Red Arrow Flying Service started passenger flights from Fort Lauderdale, Florida to the Bahamas in 1917, but like the air taxi service between Tampa and Sarasota they only carried a single passenger. They changed the name to Chalk’s International Airline in 1919 and were first to carry multiple passengers on scheduled flights, still flying to Bimini in the Bahamas. That was their only destination for seventy years – the airline remained in business until 2007.
(I have been unable to figure out what type of aircraft were first used by Chalk’s. An article in Smithsonian Magazine incorrectly states that the airline operated their first service with a Stinson Voyager seaplane, but this can’t be true – the Stinson company didn’t start making aircraft until 1925, and their first model was the Detroiter. Chalk’s did use Voyagers later, but not until the late 1940’s. If anyone can enlighten me regarding the earliest aircraft used by Chalk’s that carried multiple passengers, I’d be obliged.)

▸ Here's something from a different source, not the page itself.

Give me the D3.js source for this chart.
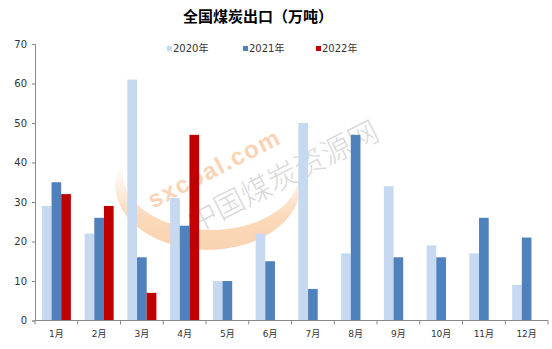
<!DOCTYPE html>
<html>
<head>
<meta charset="utf-8">
<script src="https://cdn.jsdelivr.net/npm/d3@7"></script>
<style>
  body { margin:0; background:#fff; }
  text { font-family: Tahoma, "DejaVu Sans", "Noto Sans CJK SC", sans-serif; }
</style>
</head>
<body>
<div class="container"></div>
<script>
// 数据
var months=["1月","2月","3月","4月","5月","6月","7月","8月","9月","10月","11月","12月"];
var series=["2020年","2021年","2022年"];
var v2020=[29,22,61,31,10,22,50,17,34,19,17,9];
var v2021=[35,26,16,24,10,15,8,47,16,16,26,21];
var v2022=[32,29,7,47];
var yTicks=[0,10,20,30,40,50,60,70];
var colors=["#C6D9F1","#4F81BD","#C00000"];

var w=552, h=349;
var mLeft=35, mRight=548, mTop=44, mBottom=320.5;
var groupW=29;

var svg=d3.select(".container").append("svg")
  .attr("width",w).attr("height",h);

// 水印（椭圆月牙）
function ell(cx,cy,rx,ry){
  return "M"+(cx-rx)+","+cy+" a"+rx+","+ry+" 0 1,0 "+(2*rx)+",0 a"+rx+","+ry+" 0 1,0 "+(-2*rx)+",0 Z";
}
var defs=svg.append("defs");
var grad=defs.append("linearGradient").attr("id","wg")
  .attr("x1","0").attr("y1","0").attr("x2","0").attr("y2","1");
grad.append("stop").attr("offset","0.35").attr("stop-color","#F8B070").attr("stop-opacity",0);
grad.append("stop").attr("offset","0.75").attr("stop-color","#F6A55A").attr("stop-opacity",1);
grad.append("stop").attr("offset","1").attr("stop-color","#F39A4C").attr("stop-opacity",1);
defs.append("clipPath").attr("id","wc")
  .append("path").attr("d",ell(208,185,93,65));
var wmark=svg.append("g").attr("opacity",0.42);
wmark.append("path")
  .attr("d",ell(208,185,93,65)+ell(211,174,88,56))
  .attr("fill-rule","evenodd").attr("clip-path","url(#wc)")
  .attr("fill","url(#wg)");
wmark.append("text")
  .attr("transform","translate(215,170) rotate(-27)")
  .attr("text-anchor","middle").attr("dominant-baseline","middle")
  .attr("fill","#F29A4E").attr("font-weight","bold")
  .style("font-family","Arial, 'Liberation Sans', sans-serif")
  .style("font-size","24px").style("letter-spacing","1.5px")
  .text("sxcoal.com");
svg.append("text")
  .attr("transform","translate(284,179) rotate(-27)")
  .attr("text-anchor","middle").attr("dominant-baseline","middle")
  .attr("fill","#B5B5B5").attr("opacity",0.5)
  .style("font-family","'Noto Sans CJK SC', sans-serif")
  .style("font-size","30px").style("font-weight","300")
  .text("中国煤炭资源网");

// 比例尺
var x=d3.scaleBand().domain(months).range([mLeft,mRight]);
var off=(x.bandwidth()-groupW)/2;
var xs=d3.scaleBand().domain(series).range([off,off+groupW]);
var y=d3.scaleLinear().domain([0,70]).range([mBottom,mTop]);

// 柱子
var data=[];
months.forEach(function(m,i){
  [v2020,v2021,v2022].forEach(function(arr,j){
    if(arr[i]!=null) data.push({month:m,s:series[j],v:arr[i],c:colors[j]});
  });
});
svg.append("g").selectAll("rect").data(data).enter().append("rect")
  .attr("x",function(d){return x(d.month)+xs(d.s);})
  .attr("y",function(d){return y(d.v);})
  .attr("width",xs.bandwidth())
  .attr("height",function(d){return y(0)-y(d.v);})
  .attr("fill",function(d){return d.c;});

// y轴
var yAxis=d3.axisLeft(y).tickValues(yTicks).tickSize(3).tickPadding(5);
var gy=svg.append("g").attr("transform","translate("+mLeft+",0)").call(yAxis);
gy.selectAll("line").attr("stroke","#888");
gy.select(".domain").attr("stroke","#888");
gy.selectAll("text").attr("fill","#333").style("font-size","10px");

// x轴
var gx=svg.append("g").attr("transform","translate(0,"+mBottom+")");
gx.append("line").attr("x1",mLeft).attr("x2",mRight).attr("stroke","#888");
var bounds=months.map(function(m){return x(m);}).concat([mRight]);
gx.selectAll(".tk").data(bounds).enter().append("line")
  .attr("x1",function(d){return d;}).attr("x2",function(d){return d;})
  .attr("y1",0).attr("y2",4).attr("stroke","#888");
gx.selectAll(".lb").data(months).enter().append("text")
  .attr("x",function(d){return x(d)+x.bandwidth()/2;})
  .attr("y",16).attr("text-anchor","middle")
  .attr("fill","#333").style("font-size","9px")
  .text(function(d){return d;});

// 标题
svg.append("text").attr("x",258).attr("y",22).attr("text-anchor","middle")
  .attr("font-weight","bold").style("font-size","15px").attr("fill","#000")
  .style("font-family","'Noto Sans CJK SC', sans-serif")
  .text("全国煤炭出口（万吨）");

// 图例
var legX=[167,243,316];
var leg=svg.append("g").selectAll("g").data(series).enter().append("g")
  .attr("transform",function(d,i){return "translate("+legX[i]+",49)";});
leg.append("rect").attr("x",0).attr("y",-3).attr("width",5).attr("height",5)
  .attr("fill",function(d,i){return colors[i];});
leg.append("text").attr("x",6).attr("y",0).attr("dominant-baseline","middle")
  .attr("fill","#333").style("font-size","10px")
  .text(function(d){return d;});
</script>
</body>
</html>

Chalk’s never served meals during their entire existence, nor did any of the airlines that started in Europe between 1917 and 1919. Most used open-cockpit aircraft, which meant that no food could possibly be served, and the first closed-cabin aircraft from Junkers seated only three people plus the pilot. It wasn’t until 1920, when KLM, Handley-Page Transport and Air Union started service using modified First World War bombers, that passengers were inside a cabin and inflight beverage service became possible.

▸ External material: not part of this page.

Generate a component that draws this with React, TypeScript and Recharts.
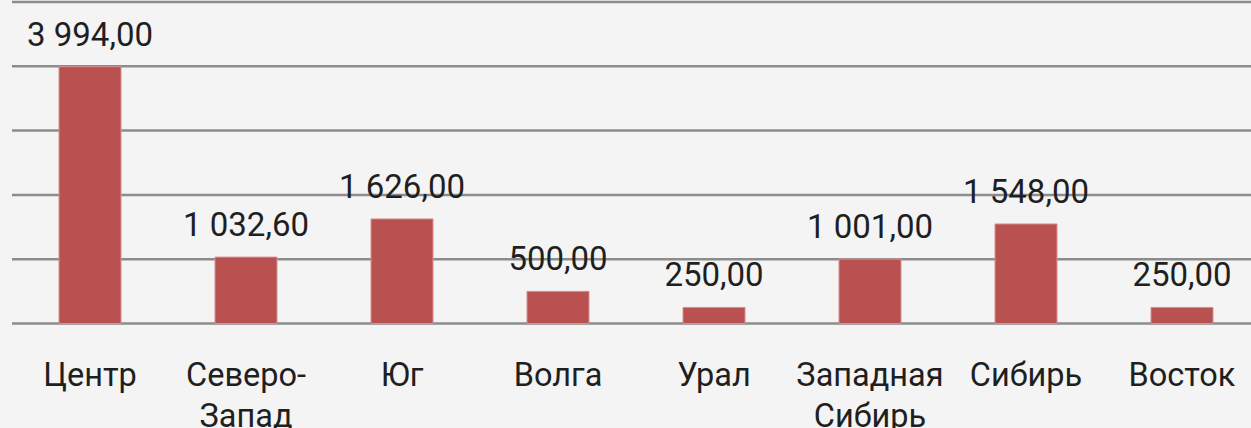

There was one interesting might-have-been. The famed Hollywood director Cecil B. DeMille was an aviation enthusiast who built an airport at the corner of Wilshire and Fairfax, which he modestly named DeMille Field #1. In 1918 he started an airline called Mercury Air Service, and from their 1919 brochure you can see that he had big dreams:DeMille wanted to operate regular passenger flights, but at the time only two-seat Curtiss Jenny aircraft were available, so Mercury operated charter service and sightseeing trips for two years. Air ace Eddie Rickenbacker delivered a closed-cabin Junkers in 1920, and soon thereafter Mercury Aviation offered scheduled flights to Bakersfield, Fresno, San Francisco, San Diego, and Catalina Island. This made them the world’s first airline regularly serving multiple destinations. Over 25,000 passengers flew the carrier, but it was never robustly profitable and was shut down in 1922. I haven’t been able to find out what food and drink was served aboard their aircraft, but with a showman like DeMille in charge, I can only assume it was the best that could be arranged.